Mayor Bill de Blasio’s affordable-housing plan for New York City announced Tuesday calls for thousands of new residences to be built in low-lying neighborhoods hit hard by Hurricane Sandy in 2012.
These areas include Long Island City, Staten Island, the Rockaways and East Brooklyn, according to the plan de Blasio outlined yesterday in an unusual single-focus State of the City address. While the program will create jobs and help bridge the gap between rich and poor, it will also have to be carried out carefully to avoid putting more people in danger as water levels rise because of global warming, some New York environmental leaders said.
New York, the largest American city with 8.4 million residents, faces sea-level rise of 11 to 24 inches by the 2050s, according to a panel of scientists convened by the mayor’s office. This would put almost a quarter of the city in a floodplain, the group found. Climate change will bring the most severe hurricanes to the region more often and increase temperatures 3 degrees Fahrenheit by 2020 and 6.5 degrees by 2050. The number of days above 90 degrees Fahrenheit could jump to 57 by mid-century from 18 now, according to the panel.
“As we think about bold development decisions now, we have to factor in a rapidly changing climate,” said Matt Ryan, executive director of the labor coalition Alliance for a Greater New York (ALIGN), which focuses on post-Sandy rebuilding. “Sandy was evidence enough for that.”
Flooding and wind from the 2012 storm caused more than $50 billion in damage in New York City, destroying infrastructure and homes and shutting down one of the world’s largest economic centers. Low-income communities are often the last to be evacuated, the last to be repopulated and the slowest to recover from such disasters.
In his 90-minute, 5,000-word speech, de Blasio devoted 160 words to climate change. President Barack Obama, by contrast, discussed the issue at great length in his State of the Union speech last month. By focusing almost entirely on the affordable-housing issue, the major departed from the traditional format of addressing an array of policy issues.
Most environmental leaders said they were encouraged the mayor mentioned climate change at all, and that he repeated his administration’s goal of cutting the city’s emissions 80 percent by 2050, an agenda popularly known as 80×50. The environmental activists said they are working with the administration on an updated sustainability plan, known as PlaNYC, due out on Earth Day, April 22.
Under city law, any new affordable housing will have to be built to withstand the effects of climate change, mayoral spokeswoman Amy Spitalnick told InsideClimate News.
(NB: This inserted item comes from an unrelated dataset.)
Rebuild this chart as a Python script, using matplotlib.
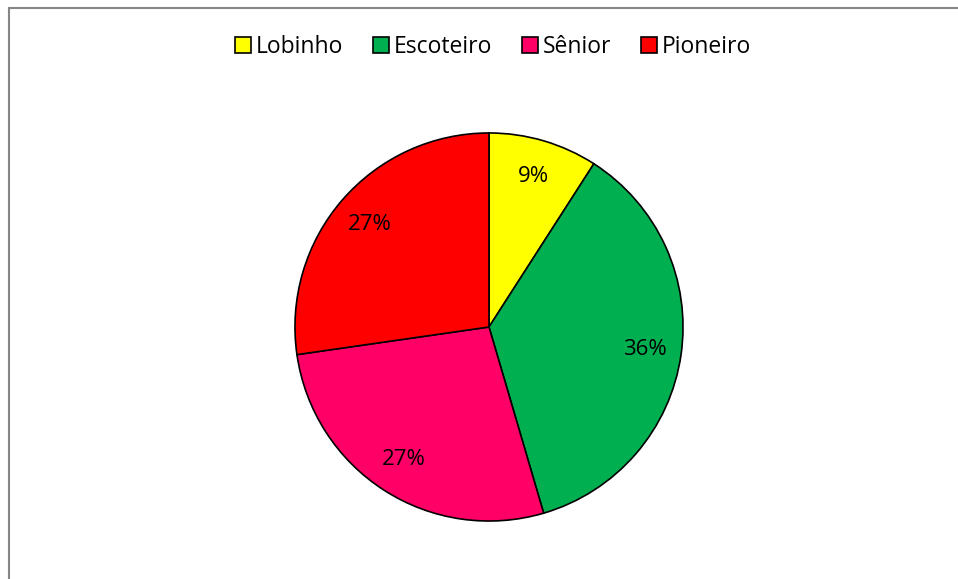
import matplotlib.pyplot as plt
from matplotlib.patches import Rectangle

labels = ['Lobinho', 'Escoteiro', 'Sênior', 'Pioneiro']
values = [1, 4, 3, 3]
colors = ['#FFFF00', '#00B050', '#FF0066', '#FF0000']

plt.rcParams['font.family'] = ['Open Sans', 'DejaVu Sans']

W, H = 958, 579
fig = plt.figure(figsize=(W / 100, H / 100), dpi=100)

# outer chart frame (cut off at right/bottom like the reference)
fig.patches.append(Rectangle((8.5 / W, -0.1), 1.2, 1 - 7.5 / H + 0.1,
                             transform=fig.transFigure, fill=False,
                             edgecolor='#868686', linewidth=1.5))

cx, cy, r = 489, 327, 195
ax = fig.add_axes([(cx - r) / W, 1 - (cy + r) / H, 2 * r / W, 2 * r / H])
wedges, texts, autotexts = ax.pie(values, colors=colors, startangle=90, counterclock=False,
                                  autopct='%1.0f%%', pctdistance=0.81,
                                  wedgeprops=dict(edgecolor='black', linewidth=1.2),
                                  textprops=dict(fontsize=16, color='black'))
ax.set_xlim(-1.005, 1.005)
ax.set_ylim(-1.005, 1.005)
ax.set_aspect('equal')

fig.legend(wedges, labels, loc='center', bbox_to_anchor=(493 / W, 1 - 47 / H), ncol=4,
           frameon=False, fontsize=16.5, handlelength=0.7, handleheight=0.7,
           handletextpad=0.2, columnspacing=1.3)

fig.savefig('out.png', dpi=100)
Bill Ulfelder, executive director of the Nature Conservancy’s New York office, said he approved of the mayor’s housing plan. “While there are places where we simply should not build and live, there are many, many more places where we can build smart to provide quality housing and protection from the risks of climate change.”
Klaus Jacob, a geophysicist at Columbia University who studies climate change’s impact on infrastructure, said the move is risky and short-sighted.
“Even if the new structures are elevated and resilient, people still have to go to and from their buildings,” he said. “If they are flooded a couple of times a month, what is the point?”
“It would be much more meaningful to rezone low-density, high elevation areas in the city for affordable housing so you don’t have to worry again in 50, 75, 100 years,” he said.
De Blasio’s plan to put new housing on the waterfront is consistent with positions taken by other leaders, said Eddie Bautista, executive director of the New York City Environmental Justice Alliance.
“That’s an ongoing area of, frankly, schizophrenic policy,” Bautista said. “Mayor Michael Bloomberg made it clear we weren’t going to retreat from the water. New York Governor Andrew Cuomo has a policy to build on the water. It is a blind spot that chief executives share.”
Job Creation
Creating jobs was a secondary focus of de Blasio’s speech, arguing that expanding affordable housing will generate thousands of construction jobs. But de Blasio could also create 40,000 jobs by expanding his global warming strategy with projects such as retrofitting buildings and climate adaptation, according to a Jan. 30 report by ALIGN, the New York City Environmental Justice Alliance and several other New York-based groups.
“I commend the mayor for his focus on equality and changing the tale of two cities,” said ALIGN’s Ryan, “but I think there needs to be more recognition that a bold climate agenda can play a role in creating a more equal city as well.”
In December, the mayor combined two environment-related departments into a new Office of Sustainability and hired Nilda Mesa, the former head of sustainability for Columbia University, to lead it.
Environmental leaders said they are hopeful about de Blasio’s commitment to climate change as they work with the new Office of Sustainability on the PlaNYC update for April. Bloomberg started the PlaNYC program in 2007, and the process has helped transform New York into a global leader on climate change.